-- What you need to do --
Omit all images, then return the remaining material exactly as it stands.

-- Collected material --
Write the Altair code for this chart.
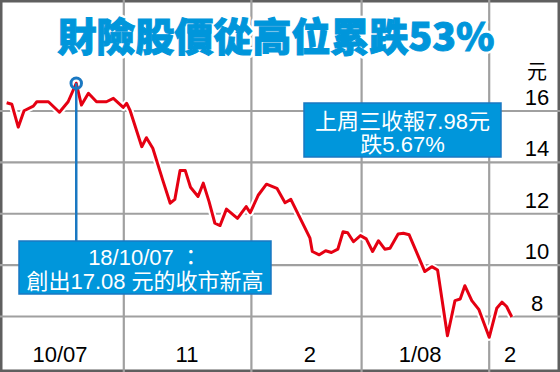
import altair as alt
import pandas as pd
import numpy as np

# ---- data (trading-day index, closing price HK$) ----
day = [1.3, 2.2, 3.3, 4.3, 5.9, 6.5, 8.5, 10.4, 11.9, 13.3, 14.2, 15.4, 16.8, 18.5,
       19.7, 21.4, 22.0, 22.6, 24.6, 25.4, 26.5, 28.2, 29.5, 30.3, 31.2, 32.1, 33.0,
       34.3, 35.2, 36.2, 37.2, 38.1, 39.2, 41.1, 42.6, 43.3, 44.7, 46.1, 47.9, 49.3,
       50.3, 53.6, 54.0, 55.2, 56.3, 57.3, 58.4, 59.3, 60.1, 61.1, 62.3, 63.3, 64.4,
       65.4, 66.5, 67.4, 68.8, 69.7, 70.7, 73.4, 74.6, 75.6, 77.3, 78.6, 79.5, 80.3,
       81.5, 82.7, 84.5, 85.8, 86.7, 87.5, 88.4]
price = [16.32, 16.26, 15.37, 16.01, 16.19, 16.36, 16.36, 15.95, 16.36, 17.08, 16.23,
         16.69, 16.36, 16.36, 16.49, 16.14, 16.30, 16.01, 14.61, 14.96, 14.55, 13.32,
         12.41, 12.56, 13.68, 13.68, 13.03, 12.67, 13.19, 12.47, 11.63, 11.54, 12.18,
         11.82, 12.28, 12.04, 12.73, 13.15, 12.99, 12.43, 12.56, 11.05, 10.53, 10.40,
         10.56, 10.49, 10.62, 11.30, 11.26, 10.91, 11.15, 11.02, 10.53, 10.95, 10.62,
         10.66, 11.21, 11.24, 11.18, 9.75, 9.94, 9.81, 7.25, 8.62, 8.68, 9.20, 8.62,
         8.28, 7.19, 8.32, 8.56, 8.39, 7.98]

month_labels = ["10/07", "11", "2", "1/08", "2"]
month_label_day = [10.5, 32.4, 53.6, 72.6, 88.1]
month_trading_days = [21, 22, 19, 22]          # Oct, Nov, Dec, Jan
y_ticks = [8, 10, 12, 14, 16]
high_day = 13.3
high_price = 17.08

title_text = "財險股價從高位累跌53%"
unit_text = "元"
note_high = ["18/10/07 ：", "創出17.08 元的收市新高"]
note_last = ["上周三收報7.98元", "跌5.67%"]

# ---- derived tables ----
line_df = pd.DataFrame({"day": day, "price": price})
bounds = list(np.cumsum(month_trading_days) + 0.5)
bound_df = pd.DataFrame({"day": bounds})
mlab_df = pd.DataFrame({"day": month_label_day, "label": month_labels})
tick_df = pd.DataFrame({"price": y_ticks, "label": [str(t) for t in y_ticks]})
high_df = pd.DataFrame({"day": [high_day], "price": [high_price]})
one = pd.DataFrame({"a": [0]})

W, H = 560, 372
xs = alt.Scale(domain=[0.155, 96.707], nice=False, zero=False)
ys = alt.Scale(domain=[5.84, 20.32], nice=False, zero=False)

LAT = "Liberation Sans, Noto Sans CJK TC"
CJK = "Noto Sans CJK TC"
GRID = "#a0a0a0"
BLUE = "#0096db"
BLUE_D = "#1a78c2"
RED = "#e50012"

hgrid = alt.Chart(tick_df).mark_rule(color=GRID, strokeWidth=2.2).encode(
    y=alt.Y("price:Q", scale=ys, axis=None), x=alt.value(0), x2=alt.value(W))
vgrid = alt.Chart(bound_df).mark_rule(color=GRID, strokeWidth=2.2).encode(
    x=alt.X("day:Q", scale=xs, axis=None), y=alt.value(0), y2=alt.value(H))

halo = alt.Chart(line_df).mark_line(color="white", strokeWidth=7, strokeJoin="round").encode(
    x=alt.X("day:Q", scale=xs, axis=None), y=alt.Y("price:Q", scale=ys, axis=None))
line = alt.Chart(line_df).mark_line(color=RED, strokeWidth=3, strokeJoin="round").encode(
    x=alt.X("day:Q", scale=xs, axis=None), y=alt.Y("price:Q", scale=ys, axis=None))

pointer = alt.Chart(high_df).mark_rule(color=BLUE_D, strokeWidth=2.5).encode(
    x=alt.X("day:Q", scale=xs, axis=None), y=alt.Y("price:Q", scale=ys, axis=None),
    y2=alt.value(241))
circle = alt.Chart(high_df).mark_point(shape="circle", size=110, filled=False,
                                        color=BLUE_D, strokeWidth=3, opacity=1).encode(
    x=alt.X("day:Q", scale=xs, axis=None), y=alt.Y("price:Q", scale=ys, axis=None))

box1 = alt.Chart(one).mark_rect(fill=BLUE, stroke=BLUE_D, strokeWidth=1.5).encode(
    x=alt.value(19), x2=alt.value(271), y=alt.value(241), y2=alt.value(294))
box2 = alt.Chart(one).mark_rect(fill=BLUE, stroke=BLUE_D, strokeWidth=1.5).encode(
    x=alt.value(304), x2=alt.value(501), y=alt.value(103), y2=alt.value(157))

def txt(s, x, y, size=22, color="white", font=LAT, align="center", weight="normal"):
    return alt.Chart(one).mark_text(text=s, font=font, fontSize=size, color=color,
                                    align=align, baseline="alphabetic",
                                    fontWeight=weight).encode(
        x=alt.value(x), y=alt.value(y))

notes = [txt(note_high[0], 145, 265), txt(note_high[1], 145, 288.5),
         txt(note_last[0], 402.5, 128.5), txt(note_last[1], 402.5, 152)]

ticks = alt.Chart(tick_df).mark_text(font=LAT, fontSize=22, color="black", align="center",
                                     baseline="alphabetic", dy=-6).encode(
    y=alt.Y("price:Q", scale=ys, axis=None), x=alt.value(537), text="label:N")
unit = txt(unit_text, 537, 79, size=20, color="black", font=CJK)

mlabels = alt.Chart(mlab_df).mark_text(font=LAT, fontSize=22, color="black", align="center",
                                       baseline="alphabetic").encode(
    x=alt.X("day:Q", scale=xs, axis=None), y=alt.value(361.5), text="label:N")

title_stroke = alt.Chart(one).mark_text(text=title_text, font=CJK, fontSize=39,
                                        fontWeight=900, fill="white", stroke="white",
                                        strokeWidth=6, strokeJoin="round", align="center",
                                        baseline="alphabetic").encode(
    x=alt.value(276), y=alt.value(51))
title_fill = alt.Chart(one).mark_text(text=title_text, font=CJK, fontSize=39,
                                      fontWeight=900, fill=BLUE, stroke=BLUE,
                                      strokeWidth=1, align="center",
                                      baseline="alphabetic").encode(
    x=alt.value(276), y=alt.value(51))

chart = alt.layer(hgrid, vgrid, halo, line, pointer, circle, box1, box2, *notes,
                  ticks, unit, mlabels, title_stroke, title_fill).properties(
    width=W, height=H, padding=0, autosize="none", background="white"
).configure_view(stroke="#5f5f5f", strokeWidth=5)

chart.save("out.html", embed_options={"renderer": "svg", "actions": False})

-- Finished task --
Write the Altair code for this chart.
import altair as alt
import pandas as pd
import numpy as np

# ---- data (trading-day index, closing price HK$) ----
day = [1.3, 2.2, 3.3, 4.3, 5.9, 6.5, 8.5, 10.4, 11.9, 13.3, 14.2, 15.4, 16.8, 18.5,
       19.7, 21.4, 22.0, 22.6, 24.6, 25.4, 26.5, 28.2, 29.5, 30.3, 31.2, 32.1, 33.0,
       34.3, 35.2, 36.2, 37.2, 38.1, 39.2, 41.1, 42.6, 43.3, 44.7, 46.1, 47.9, 49.3,
       50.3, 53.6, 54.0, 55.2, 56.3, 57.3, 58.4, 59.3, 60.1, 61.1, 62.3, 63.3, 64.4,
       65.4, 66.5, 67.4, 68.8, 69.7, 70.7, 73.4, 74.6, 75.6, 77.3, 78.6, 79.5, 80.3,
       81.5, 82.7, 84.5, 85.8, 86.7, 87.5, 88.4]
price = [16.32, 16.26, 15.37, 16.01, 16.19, 16.36, 16.36, 15.95, 16.36, 17.08, 16.23,
         16.69, 16.36, 16.36, 16.49, 16.14, 16.30, 16.01, 14.61, 14.96, 14.55, 13.32,
         12.41, 12.56, 13.68, 13.68, 13.03, 12.67, 13.19, 12.47, 11.63, 11.54, 12.18,
         11.82, 12.28, 12.04, 12.73, 13.15, 12.99, 12.43, 12.56, 11.05, 10.53, 10.40,
         10.56, 10.49, 10.62, 11.30, 11.26, 10.91, 11.15, 11.02, 10.53, 10.95, 10.62,
         10.66, 11.21, 11.24, 11.18, 9.75, 9.94, 9.81, 7.25, 8.62, 8.68, 9.20, 8.62,
         8.28, 7.19, 8.32, 8.56, 8.39, 7.98]

month_labels = ["10/07", "11", "2", "1/08", "2"]
month_label_day = [10.5, 32.4, 53.6, 72.6, 88.1]
month_trading_days = [21, 22, 19, 22]          # Oct, Nov, Dec, Jan
y_ticks = [8, 10, 12, 14, 16]
high_day = 13.3
high_price = 17.08

title_text = "財險股價從高位累跌53%"
unit_text = "元"
note_high = ["18/10/07 ：", "創出17.08 元的收市新高"]
note_last = ["上周三收報7.98元", "跌5.67%"]

# ---- derived tables ----
line_df = pd.DataFrame({"day": day, "price": price})
bounds = list(np.cumsum(month_trading_days) + 0.5)
bound_df = pd.DataFrame({"day": bounds})
mlab_df = pd.DataFrame({"day": month_label_day, "label": month_labels})
tick_df = pd.DataFrame({"price": y_ticks, "label": [str(t) for t in y_ticks]})
high_df = pd.DataFrame({"day": [high_day], "price": [high_price]})
one = pd.DataFrame({"a": [0]})

W, H = 560, 372
xs = alt.Scale(domain=[0.155, 96.707], nice=False, zero=False)
ys = alt.Scale(domain=[5.84, 20.32], nice=False, zero=False)

LAT = "Liberation Sans, Noto Sans CJK TC"
CJK = "Noto Sans CJK TC"
GRID = "#a0a0a0"
BLUE = "#0096db"
BLUE_D = "#1a78c2"
RED = "#e50012"

hgrid = alt.Chart(tick_df).mark_rule(color=GRID, strokeWidth=2.2).encode(
    y=alt.Y("price:Q", scale=ys, axis=None), x=alt.value(0), x2=alt.value(W))
vgrid = alt.Chart(bound_df).mark_rule(color=GRID, strokeWidth=2.2).encode(
    x=alt.X("day:Q", scale=xs, axis=None), y=alt.value(0), y2=alt.value(H))

halo = alt.Chart(line_df).mark_line(color="white", strokeWidth=7, strokeJoin="round").encode(
    x=alt.X("day:Q", scale=xs, axis=None), y=alt.Y("price:Q", scale=ys, axis=None))
line = alt.Chart(line_df).mark_line(color=RED, strokeWidth=3, strokeJoin="round").encode(
    x=alt.X("day:Q", scale=xs, axis=None), y=alt.Y("price:Q", scale=ys, axis=None))

pointer = alt.Chart(high_df).mark_rule(color=BLUE_D, strokeWidth=2.5).encode(
    x=alt.X("day:Q", scale=xs, axis=None), y=alt.Y("price:Q", scale=ys, axis=None),
    y2=alt.value(241))
circle = alt.Chart(high_df).mark_point(shape="circle", size=110, filled=False,
                                        color=BLUE_D, strokeWidth=3, opacity=1).encode(
    x=alt.X("day:Q", scale=xs, axis=None), y=alt.Y("price:Q", scale=ys, axis=None))

box1 = alt.Chart(one).mark_rect(fill=BLUE, stroke=BLUE_D, strokeWidth=1.5).encode(
    x=alt.value(19), x2=alt.value(271), y=alt.value(241), y2=alt.value(294))
box2 = alt.Chart(one).mark_rect(fill=BLUE, stroke=BLUE_D, strokeWidth=1.5).encode(
    x=alt.value(304), x2=alt.value(501), y=alt.value(103), y2=alt.value(157))

def txt(s, x, y, size=22, color="white", font=LAT, align="center", weight="normal"):
    return alt.Chart(one).mark_text(text=s, font=font, fontSize=size, color=color,
                                    align=align, baseline="alphabetic",
                                    fontWeight=weight).encode(
        x=alt.value(x), y=alt.value(y))

notes = [txt(note_high[0], 145, 265), txt(note_high[1], 145, 288.5),
         txt(note_last[0], 402.5, 128.5), txt(note_last[1], 402.5, 152)]

ticks = alt.Chart(tick_df).mark_text(font=LAT, fontSize=22, color="black", align="center",
                                     baseline="alphabetic", dy=-6).encode(
    y=alt.Y("price:Q", scale=ys, axis=None), x=alt.value(537), text="label:N")
unit = txt(unit_text, 537, 79, size=20, color="black", font=CJK)

mlabels = alt.Chart(mlab_df).mark_text(font=LAT, fontSize=22, color="black", align="center",
                                       baseline="alphabetic").encode(
    x=alt.X("day:Q", scale=xs, axis=None), y=alt.value(361.5), text="label:N")

title_stroke = alt.Chart(one).mark_text(text=title_text, font=CJK, fontSize=39,
                                        fontWeight=900, fill="white", stroke="white",
                                        strokeWidth=6, strokeJoin="round", align="center",
                                        baseline="alphabetic").encode(
    x=alt.value(276), y=alt.value(51))
title_fill = alt.Chart(one).mark_text(text=title_text, font=CJK, fontSize=39,
                                      fontWeight=900, fill=BLUE, stroke=BLUE,
                                      strokeWidth=1, align="center",
                                      baseline="alphabetic").encode(
    x=alt.value(276), y=alt.value(51))

chart = alt.layer(hgrid, vgrid, halo, line, pointer, circle, box1, box2, *notes,
                  ticks, unit, mlabels, title_stroke, title_fill).properties(
    width=W, height=H, padding=0, autosize="none", background="white"
).configure_view(stroke="#5f5f5f", strokeWidth=5)

chart.save("out.html", embed_options={"renderer": "svg", "actions": False})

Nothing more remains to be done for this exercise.